**PROBLEM TO WORK ON:**
Here are some entries; quote each one exactly.
-- START INPUT MATERIAL --
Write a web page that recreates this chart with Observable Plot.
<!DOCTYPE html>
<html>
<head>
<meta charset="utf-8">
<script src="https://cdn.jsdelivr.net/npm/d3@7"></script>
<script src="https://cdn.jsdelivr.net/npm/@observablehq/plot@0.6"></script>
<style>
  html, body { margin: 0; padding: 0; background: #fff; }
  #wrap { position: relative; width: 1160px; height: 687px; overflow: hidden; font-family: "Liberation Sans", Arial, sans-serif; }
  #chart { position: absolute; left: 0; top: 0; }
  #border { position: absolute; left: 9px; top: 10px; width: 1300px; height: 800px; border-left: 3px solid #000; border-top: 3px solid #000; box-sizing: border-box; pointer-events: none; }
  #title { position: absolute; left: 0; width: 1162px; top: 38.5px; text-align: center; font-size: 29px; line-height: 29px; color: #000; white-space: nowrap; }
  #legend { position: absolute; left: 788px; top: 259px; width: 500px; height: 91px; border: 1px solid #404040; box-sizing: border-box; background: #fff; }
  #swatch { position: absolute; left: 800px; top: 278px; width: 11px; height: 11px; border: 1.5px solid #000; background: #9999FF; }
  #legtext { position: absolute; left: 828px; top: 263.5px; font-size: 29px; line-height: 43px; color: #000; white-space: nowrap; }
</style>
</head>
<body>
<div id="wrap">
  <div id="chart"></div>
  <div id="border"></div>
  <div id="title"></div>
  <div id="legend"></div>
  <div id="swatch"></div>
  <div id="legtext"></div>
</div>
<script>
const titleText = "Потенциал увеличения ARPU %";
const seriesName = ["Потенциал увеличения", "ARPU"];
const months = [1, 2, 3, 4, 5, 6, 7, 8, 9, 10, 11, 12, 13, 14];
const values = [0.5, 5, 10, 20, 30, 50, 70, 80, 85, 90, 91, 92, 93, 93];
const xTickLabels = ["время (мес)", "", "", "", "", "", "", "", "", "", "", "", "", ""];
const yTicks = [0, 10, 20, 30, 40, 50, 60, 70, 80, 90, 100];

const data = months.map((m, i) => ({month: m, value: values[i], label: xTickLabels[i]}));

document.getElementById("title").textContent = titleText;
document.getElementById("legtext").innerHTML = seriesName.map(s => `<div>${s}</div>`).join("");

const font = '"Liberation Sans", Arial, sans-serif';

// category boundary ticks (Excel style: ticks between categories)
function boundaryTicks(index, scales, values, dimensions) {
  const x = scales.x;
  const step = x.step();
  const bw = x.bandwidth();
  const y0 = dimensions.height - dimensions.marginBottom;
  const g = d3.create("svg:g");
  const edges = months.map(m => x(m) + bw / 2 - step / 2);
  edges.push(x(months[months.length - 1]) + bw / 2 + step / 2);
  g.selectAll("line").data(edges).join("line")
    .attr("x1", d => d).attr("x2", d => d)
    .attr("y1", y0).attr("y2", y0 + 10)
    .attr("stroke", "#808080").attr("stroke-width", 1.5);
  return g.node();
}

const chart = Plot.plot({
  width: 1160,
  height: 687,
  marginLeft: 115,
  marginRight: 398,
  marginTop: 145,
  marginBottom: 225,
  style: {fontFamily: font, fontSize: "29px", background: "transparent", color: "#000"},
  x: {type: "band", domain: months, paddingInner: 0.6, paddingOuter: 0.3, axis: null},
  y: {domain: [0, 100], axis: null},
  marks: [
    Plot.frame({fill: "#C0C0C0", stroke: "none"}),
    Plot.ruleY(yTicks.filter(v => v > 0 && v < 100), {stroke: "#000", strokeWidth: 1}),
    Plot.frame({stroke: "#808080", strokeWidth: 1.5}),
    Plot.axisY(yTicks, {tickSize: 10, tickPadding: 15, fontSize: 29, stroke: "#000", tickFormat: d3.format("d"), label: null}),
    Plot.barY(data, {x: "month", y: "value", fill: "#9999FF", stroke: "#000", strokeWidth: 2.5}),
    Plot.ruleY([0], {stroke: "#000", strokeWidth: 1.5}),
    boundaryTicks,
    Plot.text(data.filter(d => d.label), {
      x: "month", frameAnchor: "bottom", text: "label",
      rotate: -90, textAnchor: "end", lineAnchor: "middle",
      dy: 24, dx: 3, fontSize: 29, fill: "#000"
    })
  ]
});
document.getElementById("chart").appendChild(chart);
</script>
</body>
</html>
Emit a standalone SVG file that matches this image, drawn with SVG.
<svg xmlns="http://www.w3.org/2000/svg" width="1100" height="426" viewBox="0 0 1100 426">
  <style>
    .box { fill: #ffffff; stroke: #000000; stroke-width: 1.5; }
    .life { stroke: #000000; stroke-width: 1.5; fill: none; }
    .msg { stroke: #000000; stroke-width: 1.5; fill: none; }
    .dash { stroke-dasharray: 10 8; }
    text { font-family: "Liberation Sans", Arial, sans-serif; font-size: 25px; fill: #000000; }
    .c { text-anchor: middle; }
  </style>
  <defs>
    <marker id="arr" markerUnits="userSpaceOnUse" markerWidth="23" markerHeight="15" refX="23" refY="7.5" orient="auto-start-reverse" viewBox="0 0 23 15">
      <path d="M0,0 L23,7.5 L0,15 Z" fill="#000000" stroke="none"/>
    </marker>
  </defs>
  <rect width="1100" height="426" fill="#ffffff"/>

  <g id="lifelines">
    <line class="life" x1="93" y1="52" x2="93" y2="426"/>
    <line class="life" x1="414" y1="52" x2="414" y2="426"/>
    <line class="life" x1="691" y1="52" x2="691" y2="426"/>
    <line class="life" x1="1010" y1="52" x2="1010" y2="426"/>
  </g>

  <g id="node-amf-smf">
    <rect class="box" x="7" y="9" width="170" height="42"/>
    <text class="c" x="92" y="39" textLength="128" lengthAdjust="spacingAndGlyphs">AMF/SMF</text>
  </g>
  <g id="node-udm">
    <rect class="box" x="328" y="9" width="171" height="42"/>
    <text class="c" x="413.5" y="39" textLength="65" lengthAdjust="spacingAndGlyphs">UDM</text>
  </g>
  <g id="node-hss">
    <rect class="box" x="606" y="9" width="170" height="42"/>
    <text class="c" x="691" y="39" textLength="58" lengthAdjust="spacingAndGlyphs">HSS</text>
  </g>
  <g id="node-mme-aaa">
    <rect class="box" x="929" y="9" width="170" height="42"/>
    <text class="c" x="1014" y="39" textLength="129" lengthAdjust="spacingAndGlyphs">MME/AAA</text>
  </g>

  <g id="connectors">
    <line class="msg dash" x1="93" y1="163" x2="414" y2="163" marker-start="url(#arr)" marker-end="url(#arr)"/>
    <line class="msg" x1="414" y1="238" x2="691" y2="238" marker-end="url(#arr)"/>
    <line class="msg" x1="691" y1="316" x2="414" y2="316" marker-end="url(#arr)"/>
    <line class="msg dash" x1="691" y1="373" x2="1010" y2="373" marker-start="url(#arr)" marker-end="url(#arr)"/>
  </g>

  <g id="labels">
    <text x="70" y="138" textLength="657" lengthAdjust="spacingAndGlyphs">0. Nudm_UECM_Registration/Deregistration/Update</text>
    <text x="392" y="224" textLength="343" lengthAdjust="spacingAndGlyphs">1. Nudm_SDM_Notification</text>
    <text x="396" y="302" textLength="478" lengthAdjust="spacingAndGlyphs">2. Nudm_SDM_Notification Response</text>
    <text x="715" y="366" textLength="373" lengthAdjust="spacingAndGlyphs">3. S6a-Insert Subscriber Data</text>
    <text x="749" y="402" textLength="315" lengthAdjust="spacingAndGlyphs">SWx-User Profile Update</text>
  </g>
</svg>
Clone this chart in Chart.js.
-- END INPUT MATERIAL --
**SOLUTION TO THE EXERCISE:**
Write a web page that recreates this chart with Observable Plot.
<!DOCTYPE html>
<html>
<head>
<meta charset="utf-8">
<script src="https://cdn.jsdelivr.net/npm/d3@7"></script>
<script src="https://cdn.jsdelivr.net/npm/@observablehq/plot@0.6"></script>
<style>
  html, body { margin: 0; padding: 0; background: #fff; }
  #wrap { position: relative; width: 1160px; height: 687px; overflow: hidden; font-family: "Liberation Sans", Arial, sans-serif; }
  #chart { position: absolute; left: 0; top: 0; }
  #border { position: absolute; left: 9px; top: 10px; width: 1300px; height: 800px; border-left: 3px solid #000; border-top: 3px solid #000; box-sizing: border-box; pointer-events: none; }
  #title { position: absolute; left: 0; width: 1162px; top: 38.5px; text-align: center; font-size: 29px; line-height: 29px; color: #000; white-space: nowrap; }
  #legend { position: absolute; left: 788px; top: 259px; width: 500px; height: 91px; border: 1px solid #404040; box-sizing: border-box; background: #fff; }
  #swatch { position: absolute; left: 800px; top: 278px; width: 11px; height: 11px; border: 1.5px solid #000; background: #9999FF; }
  #legtext { position: absolute; left: 828px; top: 263.5px; font-size: 29px; line-height: 43px; color: #000; white-space: nowrap; }
</style>
</head>
<body>
<div id="wrap">
  <div id="chart"></div>
  <div id="border"></div>
  <div id="title"></div>
  <div id="legend"></div>
  <div id="swatch"></div>
  <div id="legtext"></div>
</div>
<script>
const titleText = "Потенциал увеличения ARPU %";
const seriesName = ["Потенциал увеличения", "ARPU"];
const months = [1, 2, 3, 4, 5, 6, 7, 8, 9, 10, 11, 12, 13, 14];
const values = [0.5, 5, 10, 20, 30, 50, 70, 80, 85, 90, 91, 92, 93, 93];
const xTickLabels = ["время (мес)", "", "", "", "", "", "", "", "", "", "", "", "", ""];
const yTicks = [0, 10, 20, 30, 40, 50, 60, 70, 80, 90, 100];

const data = months.map((m, i) => ({month: m, value: values[i], label: xTickLabels[i]}));

document.getElementById("title").textContent = titleText;
document.getElementById("legtext").innerHTML = seriesName.map(s => `<div>${s}</div>`).join("");

const font = '"Liberation Sans", Arial, sans-serif';

// category boundary ticks (Excel style: ticks between categories)
function boundaryTicks(index, scales, values, dimensions) {
  const x = scales.x;
  const step = x.step();
  const bw = x.bandwidth();
  const y0 = dimensions.height - dimensions.marginBottom;
  const g = d3.create("svg:g");
  const edges = months.map(m => x(m) + bw / 2 - step / 2);
  edges.push(x(months[months.length - 1]) + bw / 2 + step / 2);
  g.selectAll("line").data(edges).join("line")
    .attr("x1", d => d).attr("x2", d => d)
    .attr("y1", y0).attr("y2", y0 + 10)
    .attr("stroke", "#808080").attr("stroke-width", 1.5);
  return g.node();
}

const chart = Plot.plot({
  width: 1160,
  height: 687,
  marginLeft: 115,
  marginRight: 398,
  marginTop: 145,
  marginBottom: 225,
  style: {fontFamily: font, fontSize: "29px", background: "transparent", color: "#000"},
  x: {type: "band", domain: months, paddingInner: 0.6, paddingOuter: 0.3, axis: null},
  y: {domain: [0, 100], axis: null},
  marks: [
    Plot.frame({fill: "#C0C0C0", stroke: "none"}),
    Plot.ruleY(yTicks.filter(v => v > 0 && v < 100), {stroke: "#000", strokeWidth: 1}),
    Plot.frame({stroke: "#808080", strokeWidth: 1.5}),
    Plot.axisY(yTicks, {tickSize: 10, tickPadding: 15, fontSize: 29, stroke: "#000", tickFormat: d3.format("d"), label: null}),
    Plot.barY(data, {x: "month", y: "value", fill: "#9999FF", stroke: "#000", strokeWidth: 2.5}),
    Plot.ruleY([0], {stroke: "#000", strokeWidth: 1.5}),
    boundaryTicks,
    Plot.text(data.filter(d => d.label), {
      x: "month", frameAnchor: "bottom", text: "label",
      rotate: -90, textAnchor: "end", lineAnchor: "middle",
      dy: 24, dx: 3, fontSize: 29, fill: "#000"
    })
  ]
});
document.getElementById("chart").appendChild(chart);
</script>
</body>
</html>
Emit a standalone SVG file that matches this image, drawn with SVG.
<svg xmlns="http://www.w3.org/2000/svg" width="1100" height="426" viewBox="0 0 1100 426">
  <style>
    .box { fill: #ffffff; stroke: #000000; stroke-width: 1.5; }
    .life { stroke: #000000; stroke-width: 1.5; fill: none; }
    .msg { stroke: #000000; stroke-width: 1.5; fill: none; }
    .dash { stroke-dasharray: 10 8; }
    text { font-family: "Liberation Sans", Arial, sans-serif; font-size: 25px; fill: #000000; }
    .c { text-anchor: middle; }
  </style>
  <defs>
    <marker id="arr" markerUnits="userSpaceOnUse" markerWidth="23" markerHeight="15" refX="23" refY="7.5" orient="auto-start-reverse" viewBox="0 0 23 15">
      <path d="M0,0 L23,7.5 L0,15 Z" fill="#000000" stroke="none"/>
    </marker>
  </defs>
  <rect width="1100" height="426" fill="#ffffff"/>

  <g id="lifelines">
    <line class="life" x1="93" y1="52" x2="93" y2="426"/>
    <line class="life" x1="414" y1="52" x2="414" y2="426"/>
    <line class="life" x1="691" y1="52" x2="691" y2="426"/>
    <line class="life" x1="1010" y1="52" x2="1010" y2="426"/>
  </g>

  <g id="node-amf-smf">
    <rect class="box" x="7" y="9" width="170" height="42"/>
    <text class="c" x="92" y="39" textLength="128" lengthAdjust="spacingAndGlyphs">AMF/SMF</text>
  </g>
  <g id="node-udm">
    <rect class="box" x="328" y="9" width="171" height="42"/>
    <text class="c" x="413.5" y="39" textLength="65" lengthAdjust="spacingAndGlyphs">UDM</text>
  </g>
  <g id="node-hss">
    <rect class="box" x="606" y="9" width="170" height="42"/>
    <text class="c" x="691" y="39" textLength="58" lengthAdjust="spacingAndGlyphs">HSS</text>
  </g>
  <g id="node-mme-aaa">
    <rect class="box" x="929" y="9" width="170" height="42"/>
    <text class="c" x="1014" y="39" textLength="129" lengthAdjust="spacingAndGlyphs">MME/AAA</text>
  </g>

  <g id="connectors">
    <line class="msg dash" x1="93" y1="163" x2="414" y2="163" marker-start="url(#arr)" marker-end="url(#arr)"/>
    <line class="msg" x1="414" y1="238" x2="691" y2="238" marker-end="url(#arr)"/>
    <line class="msg" x1="691" y1="316" x2="414" y2="316" marker-end="url(#arr)"/>
    <line class="msg dash" x1="691" y1="373" x2="1010" y2="373" marker-start="url(#arr)" marker-end="url(#arr)"/>
  </g>

  <g id="labels">
    <text x="70" y="138" textLength="657" lengthAdjust="spacingAndGlyphs">0. Nudm_UECM_Registration/Deregistration/Update</text>
    <text x="392" y="224" textLength="343" lengthAdjust="spacingAndGlyphs">1. Nudm_SDM_Notification</text>
    <text x="396" y="302" textLength="478" lengthAdjust="spacingAndGlyphs">2. Nudm_SDM_Notification Response</text>
    <text x="715" y="366" textLength="373" lengthAdjust="spacingAndGlyphs">3. S6a-Insert Subscriber Data</text>
    <text x="749" y="402" textLength="315" lengthAdjust="spacingAndGlyphs">SWx-User Profile Update</text>
  </g>
</svg>
Clone this chart in Chart.js.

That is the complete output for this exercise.